I am building an Exchange 2013 environment to co-exist with my existing Exchange 2010 server and to migrate users over. I think I have everything correct but just wanted to get a sanity check.
Our environment is fairly simple, we have an Exchange 2010 server that hosts all the roles, it has ActiveSync enabled for mobile devices, internal clients (Outlook 2007 and up) are domain joined, we have a few external clients connecting to Exchange via Outlook
over the public internet.
Currently we do not use Split DNS, our internal clients resolve to mail-server.domain.com and we have a Enterprise Certificate Authority that issues a certificate that our clients trust.
Externally (and mobile) access the Exchange server via webmail.domian.com and the certificate is a 3rd party SSL (GoDaddy).
Moving forward with Exchange 2013 i'd like to use Split DNS and use webmail.domain.com for both internal and external and use the 3rd party SSL for both internal and external (inc. mobile) clients just to keep things simple and not have to worry about different
CA SSLs and different DNS for internal/external clients.
Is there any issues with the above plan?

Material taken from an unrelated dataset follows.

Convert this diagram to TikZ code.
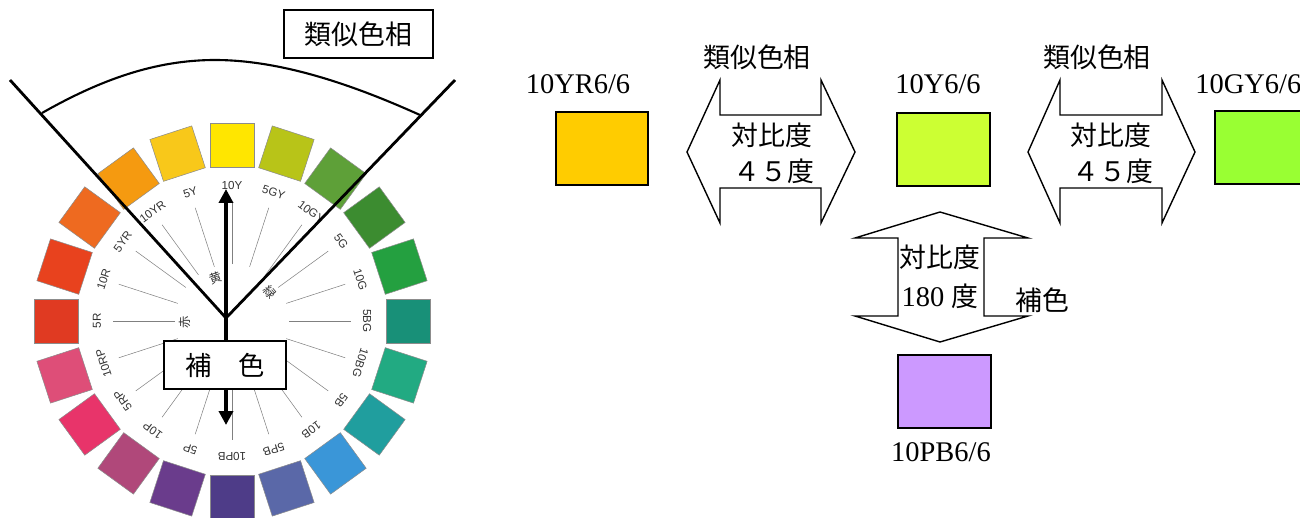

Using 3rd party SSL for internal/external clients and moving away from using our Enterprise CA SSL for internal clients and sticking to webmail.domain.com for both? As I understand Microsoft suggest using Split DNS for
Exchange deployments.
Because I am changing this to Split DNS will there be any interruption to my internal clients when they do Autodiscover?
Also attached is a picture of my current Exchange configuration and also the configuration in the Lab with the current Exchange 2010 (mail-server) and exchange 2013 (new-server) configuration for all the various virtual directories and their authentication.
http://s22.postimg.org/qaggl1fwv/cfg.png
This outlines where I am trying to go with this, does anyone see any issues with it? I am shooting to not break autodiscover and any exchange services to end users, trying to make the upgrade/migration "seamless".